A year after starting the commission, in a letter to the Mistress, Barron encloses an account of money spent on furnishing the Fellows rooms to date and have kept to the estimate for the two sets of curtains as we said we would, actually they should have been more, as, in the first estimate, we only provided for short curtains at the small windows.14
Barron continues with mention of Miss Edsall, the loose cover maker’s visits. The first two visits, including wages for her stay of a fortnight at Girton, to cut the sofa and chair covers, are included in their price We have charged for her last two visits, to put on the covers and hang the curtains, and hope you will consider this reasonable.14
There was £40 left over from the £600 allocated for the work. Barron felt that the Combination Room needed a large glass vase and a table to stand it on. The various committee’s requested two coal scuttles and eight cushions. Three of the fellows agreed to give a flower vase each, Barron buying them from the Little Gallery owned by Muriel Rose. Fred Gardiner the furniture maker was busy with a large commission, so Eric Sharpe made the oval table in English walnut, similar in style to Gardiner’s African walnut table which the Committees had decided to keep because people had got to like it.15 Sharpe was subsequently asked to make another oak table for ten people for the Dining Room, which he delivered the following March.

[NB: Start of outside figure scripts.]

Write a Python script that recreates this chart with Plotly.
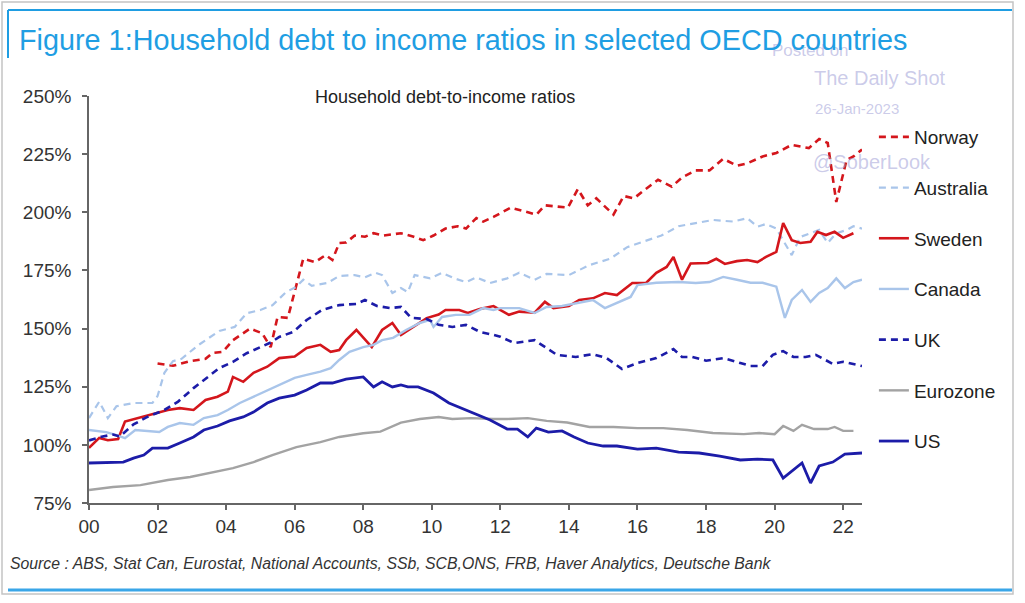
import plotly.graph_objects as go

# ---------------- data (decimal years, % of disposable income) ----------------
norway_x = [2002.0, 2002.45, 2002.95, 2003.4, 2003.6, 2003.9, 2004.2, 2004.7, 2005.05, 2005.3, 2005.5, 2005.8,
            2006.25, 2006.6, 2006.9, 2007.1, 2007.3, 2007.5, 2007.75, 2008.05, 2008.3, 2008.6, 2009.1, 2009.45,
            2009.75, 2010.05, 2010.4, 2010.75, 2011.0, 2011.3, 2011.5, 2011.8, 2012.3, 2013.05, 2013.3, 2013.97,
            2014.26, 2014.55, 2014.8, 2015.3, 2015.6, 2015.9, 2016.15, 2016.6, 2017.0, 2017.3, 2017.7, 2018.1,
            2018.5, 2018.9, 2019.2, 2019.65, 2020.05, 2020.5, 2021.0, 2021.3, 2021.55, 2021.8, 2022.1, 2022.3, 2022.55]
norway_y = [135, 134, 136, 137, 139.5, 140, 145, 150, 148, 142, 155, 154.6,
            180, 178.6, 181.6, 179.5, 186.8, 187, 190, 189.5, 191, 190, 191, 189.6,
            188, 190, 193, 194, 193, 197.5, 196, 198, 202, 199, 203, 202,
            210, 203, 206, 199, 207, 206, 209, 214, 211, 215, 218, 218,
            223, 220, 221, 224, 225.5, 229, 227.6, 231.5, 229.8, 204.4, 222.5, 224, 227]

australia_x = [2000.0, 2000.3, 2000.55, 2000.8, 2001.3, 2001.85, 2002.0, 2002.2, 2002.45, 2002.7, 2003.2, 2003.8,
               2004.25, 2004.6, 2005.0, 2005.35, 2005.75, 2006.05, 2006.25, 2006.5, 2006.95, 2007.3, 2007.75,
               2008.05, 2008.35, 2008.55, 2008.85, 2009.1, 2009.3, 2009.5, 2009.95, 2010.3, 2010.65, 2011.0,
               2011.3, 2011.7, 2012.2, 2012.55, 2013.0, 2013.35, 2014.0, 2014.6, 2015.2, 2015.7, 2016.15, 2016.7,
               2017.2, 2017.6, 2018.2, 2018.8, 2019.2, 2019.5, 2019.75, 2020.05, 2020.25, 2020.5, 2020.75,
               2021.05, 2021.3, 2021.55, 2021.8, 2022.1, 2022.3, 2022.55]
australia_y = [111.5, 118.6, 111.5, 116.6, 118, 118, 121, 131, 136, 137, 143, 149,
               150.7, 156.6, 158, 160, 165.7, 168, 171, 168.4, 169.6, 172.6, 173,
               172, 174, 173, 165.3, 167.4, 165.7, 173, 171.6, 174, 171.6, 170,
               172, 169.6, 171.6, 174, 171, 173.5, 173, 177.3, 180, 185, 187.3, 190,
               194, 195, 196.7, 196, 197.5, 193.8, 195, 193, 188, 181.6, 189.4,
               191, 192.4, 186.8, 191, 192.4, 194, 193]

sweden_x = [2000.0, 2000.3, 2000.55, 2000.85, 2001.05, 2001.45, 2001.85, 2002.3, 2002.65, 2003.05, 2003.4, 2003.75,
            2004.05, 2004.2, 2004.5, 2004.8, 2005.2, 2005.55, 2006.0, 2006.35, 2006.75, 2007.05, 2007.3, 2007.5,
            2007.8, 2008.25, 2008.55, 2008.85, 2009.1, 2009.45, 2009.85, 2010.2, 2010.4, 2010.8, 2011.05, 2011.4,
            2011.8, 2012.25, 2012.55, 2013.0, 2013.3, 2013.55, 2014.0, 2014.3, 2014.7, 2015.05, 2015.4, 2015.85,
            2016.25, 2016.55, 2016.85, 2017.05, 2017.3, 2017.55, 2018.05, 2018.3, 2018.55, 2018.9, 2019.2, 2019.5,
            2019.75, 2020.05, 2020.25, 2020.5, 2020.75, 2021.05, 2021.25, 2021.5, 2021.75, 2022.0, 2022.3]
sweden_y = [98.7, 103, 102, 102.5, 110, 111.5, 113.3, 115, 115.8, 115, 119.3, 120.7,
            122.9, 129.2, 127.1, 131, 133.6, 137.3, 138, 141.7, 143, 140, 140.8, 145,
            149.4, 142, 149.4, 152.4, 147.2, 150.7, 154.5, 156, 158, 158, 156.7, 158.4,
            159.7, 155.9, 157.3, 156.8, 161.5, 158.8, 159.7, 162.3, 163, 165.3, 164.4, 169.6,
            169.6, 174, 176.5, 180.8, 171, 178, 178.2, 180, 177.8, 179, 179.5, 178.6,
            180.8, 183, 195.4, 188, 186.8, 187.3, 191.6, 190.2, 191.6, 189, 191]

canada_x = [2000.0, 2000.5, 2000.8, 2001.05, 2001.35, 2001.7, 2002.05, 2002.3, 2002.65, 2003.05, 2003.35, 2003.75,
            2004.05, 2004.4, 2004.8, 2005.2, 2005.55, 2006.0, 2006.35, 2006.75, 2007.05, 2007.3, 2007.6, 2008.0,
            2008.3, 2008.55, 2008.87, 2009.25, 2009.65, 2009.95, 2010.05, 2010.3, 2010.7, 2011.1, 2011.5, 2011.8,
            2012.0, 2012.55, 2013.0, 2013.35, 2013.8, 2014.3, 2014.7, 2015.05, 2015.4, 2015.8, 2016.0, 2016.55,
            2017.2, 2017.7, 2018.1, 2018.5, 2018.9, 2019.3, 2019.65, 2020.05, 2020.3, 2020.5, 2020.8, 2021.05,
            2021.3, 2021.55, 2021.8, 2022.05, 2022.3, 2022.55]
canada_y = [106.4, 105.5, 104.2, 102.9, 106.4, 106, 105.5, 107.7, 109.4, 108.6, 111.5, 112.8,
            115, 118, 120.7, 123.7, 125.9, 128.8, 130.1, 131.5, 133, 136.5, 140, 142,
            143, 145, 146, 149.4, 152.4, 153.7, 150.7, 155, 155.9, 155.9, 158.8, 158,
            158.8, 158.8, 156.7, 159.3, 159.7, 161, 162.3, 158.8, 161, 163.6, 168.7, 169.7,
            170, 169.6, 170, 172.2, 171, 169.7, 169.7, 168, 154.6, 162.3, 166.6, 161.5,
            165.3, 167.4, 171.6, 167.4, 170, 171]

uk_x = [2000.0, 2000.4, 2000.7, 2000.9, 2001.3, 2001.7, 2002.2, 2002.6, 2003.05, 2003.45, 2003.8, 2004.2,
        2004.6, 2005.0, 2005.3, 2005.55, 2005.95, 2006.35, 2006.8, 2007.3, 2007.8, 2008.05, 2008.4, 2008.8,
        2009.1, 2009.4, 2009.85, 2010.2, 2010.6, 2011.0, 2011.4, 2011.8, 2012.0, 2012.4, 2013.0, 2013.65,
        2014.2, 2014.7, 2015.1, 2015.55, 2016.0, 2016.55, 2017.05, 2017.3, 2017.6, 2018.0, 2018.5, 2019.0,
        2019.3, 2019.65, 2019.95, 2020.25, 2020.55, 2020.9, 2021.2, 2021.7, 2022.0, 2022.55]
uk_y = [101.9, 103.6, 104.4, 103.6, 108.8, 112, 115, 118.6, 124.4, 128.8, 133, 135.7,
        139.4, 142, 144, 146.4, 148.5, 153.7, 158, 160.1, 160.6, 162.3, 159.7, 158.8,
        159.3, 154.6, 154.1, 151.6, 150.7, 151.6, 148.6, 147.3, 146.5, 143.8, 145, 138.7,
        137.8, 139, 137.3, 132.6, 135.2, 137.3, 141.2, 137.8, 137.8, 136.2, 137.3, 135.2,
        133.9, 133.9, 138.7, 140.3, 137.8, 137.8, 138.7, 134.8, 135.7, 133.9]

eurozone_x = [2000.0, 2000.7, 2001.5, 2002.3, 2002.95, 2003.6, 2004.2, 2004.8, 2005.35, 2006.05, 2006.75, 2007.3,
              2008.0, 2008.5, 2009.1, 2009.65, 2010.2, 2010.6, 2011.15, 2011.8, 2012.2, 2012.8, 2013.35, 2013.95,
              2014.6, 2015.3, 2016.0, 2016.75, 2017.45, 2018.2, 2019.1, 2019.55, 2020.0, 2020.25, 2020.55, 2020.8,
              2021.15, 2021.55, 2021.75, 2022.0, 2022.3]
eurozone_y = [80.6, 81.9, 82.7, 84.9, 86.2, 88.3, 90, 92.6, 95.6, 99, 101.2, 103.4,
              105, 105.7, 109.6, 111.1, 112, 111.1, 111.5, 111.1, 111.1, 111.5, 110.3, 109.6,
              107.7, 107.7, 107.2, 107.2, 106.4, 105.1, 104.6, 105.1, 104.6, 108.1, 106, 108.6,
              106.8, 106.8, 107.7, 106, 106]

us_x = [2000.0, 2001.0, 2001.3, 2001.6, 2001.85, 2002.3, 2002.65, 2003.05, 2003.35, 2003.75, 2004.1, 2004.5,
        2004.8, 2005.2, 2005.55, 2006.0, 2006.35, 2006.75, 2007.1, 2007.5, 2008.0, 2008.3, 2008.55, 2008.85,
        2009.1, 2009.3, 2009.6, 2010.05, 2010.5, 2011.0, 2011.4, 2011.7, 2012.2, 2012.5, 2012.8, 2013.05,
        2013.4, 2013.8, 2014.15, 2014.55, 2015.0, 2015.4, 2016.0, 2016.55, 2017.2, 2017.8, 2018.4, 2019.0,
        2019.5, 2019.95, 2020.25, 2020.8, 2021.05, 2021.3, 2021.7, 2022.05, 2022.55]
us_y = [92.2, 92.6, 94.3, 95.6, 98.6, 98.6, 100.8, 103.4, 106.4, 108.1, 110.3, 112,
        114.1, 118, 120.1, 121.4, 123.6, 126.6, 126.6, 128.3, 129.2, 124.9, 127.1, 124.9,
        125.8, 124.9, 124.9, 122.3, 118, 115, 112.4, 110.7, 106.8, 106.8, 103.4, 107.2,
        105.5, 106, 103.4, 100.8, 99.5, 99.5, 98.2, 98.6, 96.9, 96.5, 95.2, 93.5,
        93.9, 93.5, 85.7, 92.2, 83.6, 90.9, 92.6, 96, 96.5]

x_tickvals = [2000, 2002, 2004, 2006, 2008, 2010, 2012, 2014, 2016, 2018, 2020, 2022]
x_ticktext = ["00", "02", "04", "06", "08", "10", "12", "14", "16", "18", "20", "22"]
y_tickvals = [75, 100, 125, 150, 175, 200, 225, 250]
y_ticktext = ["75%", "100%", "125%", "150%", "175%", "200%", "225%", "250%"]

# ---------------- styling ----------------
W, H = 1025, 603
L, R, T, B = 89, 862, 96, 503
FONT = "Liberation Sans, Arial, sans-serif"
DASH = "7px,5px"

series = [
    ("Norway", norway_x, norway_y, "#d4161c", DASH, 2.6),
    ("Australia", australia_x, australia_y, "#a9c5ea", DASH, 2.2),
    ("Sweden", sweden_x, sweden_y, "#d4161c", "solid", 2.6),
    ("Canada", canada_x, canada_y, "#a9c5ea", "solid", 2.4),
    ("UK", uk_x, uk_y, "#1c1ca8", DASH, 2.6),
    ("Eurozone", eurozone_x, eurozone_y, "#a3a3a3", "solid", 2.4),
    ("US", us_x, us_y, "#1c1ca8", "solid", 2.8),
]

fig = go.Figure()
for i, (name, xs, ys, col, dash, w) in enumerate(series):
    fig.add_trace(go.Scatter(x=xs, y=ys, name=name, mode="lines", legendgroup=f"g{i}",
                             line=dict(color=col, dash=dash, width=w), hoverinfo="skip"))


def px(p):
    return (p - L) / (R - L)


def py(p):
    return (B - p) / (B - T)


shapes = [
    dict(type="rect", xref="paper", yref="paper", x0=px(2), x1=px(1013), y0=py(2), y1=py(594),
         line=dict(color="#c4c4c4", width=1.5), layer="below"),
    dict(type="line", xref="paper", yref="paper", x0=px(8), x1=px(1012), y0=py(10), y1=py(10),
         line=dict(color="#1f9de2", width=2)),
    dict(type="line", xref="paper", yref="paper", x0=px(8), x1=px(8), y0=py(10), y1=py(58),
         line=dict(color="#1f9de2", width=2)),
    dict(type="line", xref="paper", yref="paper", x0=px(8), x1=px(1012), y0=py(590), y1=py(590),
         line=dict(color="#3aa6e8", width=3)),
]

WM = "rgba(160,160,215,0.55)"
annotations = [
    dict(text="Posted on", x=px(770), y=py(51), font=dict(size=17, color=WM, family=FONT)),
    dict(text="Figure 1:Household debt to income ratios in selected OECD countries", x=px(17), y=py(40),
         font=dict(size=28.8, color="#1f9ee3", family=FONT)),
    dict(text="The Daily Shot", x=px(812), y=py(78), font=dict(size=20, color=WM, family=FONT)),
    dict(text="26-Jan-2023", x=px(813), y=py(108), font=dict(size=15, color=WM, family=FONT)),
    dict(text="@SoberLook", x=px(811), y=py(162), font=dict(size=20, color=WM, family=FONT)),
    dict(text="Household debt-to-income ratios", x=px(313), y=py(97),
         font=dict(size=18, color="#222222", family=FONT)),
    dict(text="<i>Source : ABS, Stat Can, Eurostat, National Accounts, SSb, SCB,ONS, FRB, Haver Analytics, Deutsche Bank</i>",
         x=px(8), y=py(563), font=dict(size=15.8, color="#333333", family="Liberation Sans Narrow, " + FONT)),
]
for a in annotations:
    a.update(xref="paper", yref="paper", xanchor="left", yanchor="middle", showarrow=False)

fig.update_layout(
    width=W, height=H,
    margin=dict(l=L, r=W - R, t=T, b=H - B, pad=0),
    paper_bgcolor="white", plot_bgcolor="white",
    font=dict(family=FONT, color="#333333"),
    showlegend=True,
    hovermode=False,
    legend=dict(x=1.0154, y=py(118), xanchor="left", yanchor="top", bgcolor="rgba(0,0,0,0)",
                font=dict(size=19, color="#222222", family=FONT), tracegroupgap=23,
                traceorder="grouped"),
    shapes=shapes,
    annotations=annotations,
    xaxis=dict(range=[2000, 2022.55], tickvals=x_tickvals, ticktext=x_ticktext, showgrid=False,
               zeroline=False, showline=True, linecolor="#666666", linewidth=1.5, ticks="outside",
               ticklen=5, tickcolor="#666666", tickwidth=1.5,
               tickfont=dict(size=19, color="#333333", family=FONT)),
    yaxis=dict(range=[75, 250], tickvals=y_tickvals, ticktext=y_ticktext, showgrid=False,
               zeroline=False, showline=True, linecolor="#666666", linewidth=1.5, ticks="outside",
               ticklen=5, tickcolor="#666666", tickwidth=1.5, ticklabelstandoff=7,
               tickfont=dict(size=19, color="#333333", family=FONT)),
)

fig.write_html("out.html", config={"displayModeBar": False},
               post_script="document.body.style.margin='0';")
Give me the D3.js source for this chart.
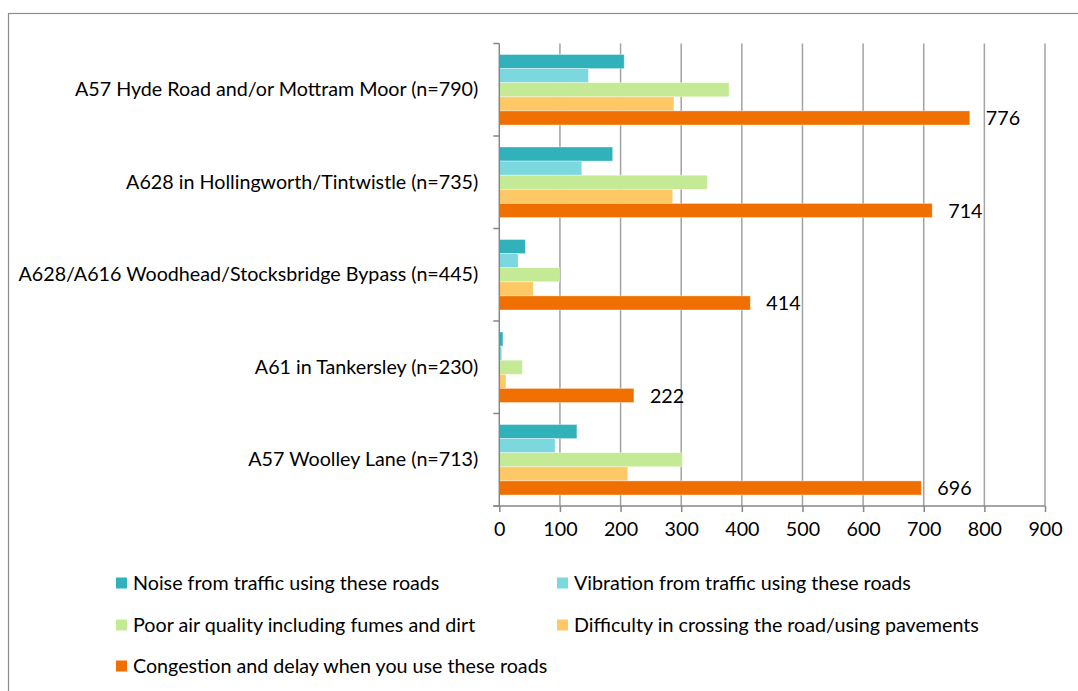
<!DOCTYPE html>
<html>
<head>
<meta charset="utf-8">
<script src="https://cdn.jsdelivr.net/npm/d3@7/dist/d3.min.js"></script>
<style>
  html, body { margin: 0; padding: 0; background: #fff; }
  svg { display: block; }
  text { font-family: Lato, "Open Sans", sans-serif; fill: #000; }
</style>
</head>
<body>
<svg id="chart" width="1078" height="691"></svg>
<script>
// Roads surveyed (top to bottom)
const categories = [
  "A57 Hyde Road and/or Mottram Moor (n=790)",
  "A628 in Hollingworth/Tintwistle (n=735)",
  "A628/A616 Woodhead/Stocksbridge Bypass (n=445)",
  "A61 in Tankersley (n=230)",
  "A57 Woolley Lane (n=713)"
];

const seriesNames = [
  "Noise from traffic using these roads",
  "Vibration from traffic using these roads",
  "Poor air quality including fumes and dirt",
  "Difficulty in crossing the road/using pavements",
  "Congestion and delay when you use these roads"
];

// Number of respondents citing each issue, per road
const noise      = [206, 187, 43, 6, 128];
const vibration  = [147, 136, 31, 4, 92];
const airQuality = [379, 343, 99, 38, 302];
const crossing   = [288, 286, 56, 11, 212];
const congestion = [776, 714, 414, 222, 696];

const xTicks = [0, 100, 200, 300, 400, 500, 600, 700, 800, 900];

const seriesValues = [noise, vibration, airQuality, crossing, congestion];
const colors = ["#31b1ba", "#7bd8de", "#c5ea95", "#ffc866", "#ef7000"];

const FS = 19.7;
const svg = d3.select("#chart");

// outer chart frame
svg.append("rect")
  .attr("x", 8.5).attr("y", 13.5)
  .attr("width", 1200).attr("height", 800)
  .attr("fill", "none").attr("stroke", "#8c8c8c").attr("stroke-width", 1.2);

const plot = { left: 499.3, right: 1045, top: 43.5, bottom: 506 };

const x = d3.scaleLinear().domain([0, 900]).range([plot.left, plot.right]);
const y = d3.scaleBand().domain(categories).range([plot.top, plot.bottom]).padding(0);
const inner = d3.scaleBand().domain(d3.range(seriesNames.length))
  .range([0, y.bandwidth()]).paddingInner(0).paddingOuter(0.78);

// vertical gridlines
svg.append("g")
  .selectAll("line")
  .data(xTicks.filter(d => d > 0))
  .join("line")
  .attr("x1", d => x(d)).attr("x2", d => x(d))
  .attr("y1", plot.top).attr("y2", plot.bottom)
  .attr("stroke", "#a3a3a3").attr("stroke-width", 1.5);

// bars
const rows = categories.map((c, i) => ({ cat: c, i }));
const groups = svg.append("g").selectAll("g")
  .data(rows).join("g")
  .attr("transform", d => `translate(0,${y(d.cat)})`);

groups.selectAll("rect")
  .data(d => seriesValues.map((vals, s) => ({ s, v: vals[d.i] })))
  .join("rect")
  .attr("x", x(0))
  .attr("y", d => inner(d.s))
  .attr("width", d => x(d.v) - x(0))
  .attr("height", inner.bandwidth())
  .attr("fill", d => colors[d.s])
  .attr("stroke", "rgba(255,255,255,0.45)")
  .attr("stroke-width", 0.8);

// value labels on congestion bars
groups.append("text")
  .attr("x", d => x(congestion[d.i]) + 16)
  .attr("y", d => inner(4) + inner.bandwidth() / 2)
  .attr("dy", "0.36em")
  .attr("font-size", FS)
  .text(d => congestion[d.i]);

// bottom axis
const xAxis = d3.axisBottom(x).tickValues(xTicks).tickSize(6).tickSizeOuter(0).tickPadding(10);
const gx = svg.append("g")
  .attr("transform", `translate(0,${plot.bottom})`)
  .call(xAxis);
gx.select(".domain").attr("stroke", "#878787").attr("stroke-width", 1.5)
  .attr("d", `M${plot.left - 6},0H${plot.right}`);
gx.selectAll(".tick line").attr("stroke", "#878787").attr("stroke-width", 1.5);
gx.selectAll(".tick text").attr("font-size", FS).attr("font-family", "Lato, sans-serif").attr("fill", "#000");

// left axis with category labels
const yAxis = d3.axisLeft(y).tickSize(0).tickPadding(21);
const gy = svg.append("g")
  .attr("transform", `translate(${plot.left},0)`)
  .call(yAxis);
gy.select(".domain").attr("stroke", "#878787").attr("stroke-width", 1.5)
  .attr("d", `M0,${plot.top}V${plot.bottom}`);
gy.selectAll(".tick text").attr("font-size", FS).attr("font-family", "Lato, sans-serif").attr("fill", "#000");

// tick marks at category boundaries
const bounds = categories.map(c => y(c)).concat([y.range()[1]]);
svg.append("g").selectAll("line")
  .data(bounds).join("line")
  .attr("x1", plot.left - 6).attr("x2", plot.left)
  .attr("y1", d => d).attr("y2", d => d)
  .attr("stroke", "#878787").attr("stroke-width", 1.5);

// legend
const legendPos = [
  [116, 583], [557, 583],
  [116, 625], [557, 625],
  [116, 666]
];
const legend = svg.append("g").selectAll("g")
  .data(seriesNames).join("g")
  .attr("transform", (d, i) => `translate(${legendPos[i][0]},${legendPos[i][1]})`);
legend.append("rect")
  .attr("x", 0).attr("y", -5.5).attr("width", 11).attr("height", 11)
  .attr("fill", (d, i) => colors[i]);
legend.append("text")
  .attr("x", 17).attr("dy", "0.36em")
  .attr("font-size", FS)
  .text(d => d);
</script>
</body>
</html>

By the time of the Girton commisssion Barron and Larcher were living in Painswick, Gloucestershire, an area where there was a community of artists and craftspeople. Until 1929 they had lived in Hampstead, but needed larger premises and wanting to move to the country bought Hambutts, a Georgian house. The outbuildings were converted to workshops and a large indigo dye vat was installed, Barron commenting that indigo had been the greatest thrill of her printing life. Barron and Larcher always talked about their printed stuffs.
By the time they moved to Gloucestershire their business was flourishing and although they both continued to design, there now had to be more of a division of work. Barron supervised the dyeing processes and managed business matters, whilst Larcher trained the locally recruited women in printing and sewing.16
From the outbreak of war materials were difficult to obtain and demand ebbed way, causing the business to close in 1940. Their work toured with Britiish Council organised exhibitions in 1942-5, promoting the best of British craftsmanship. Larcher concentrated on painting flower studies until her death in 1952. Barron helped Susan Bosence, a young block printer, to launch her career. After Larcher’s death Robin Tanner invited Barron to teach on the art teachers course which he had established at Dartington Hall, the progressive school established by Dorothy and Leonard Elmhirst. Phyllis Barron died in 1964.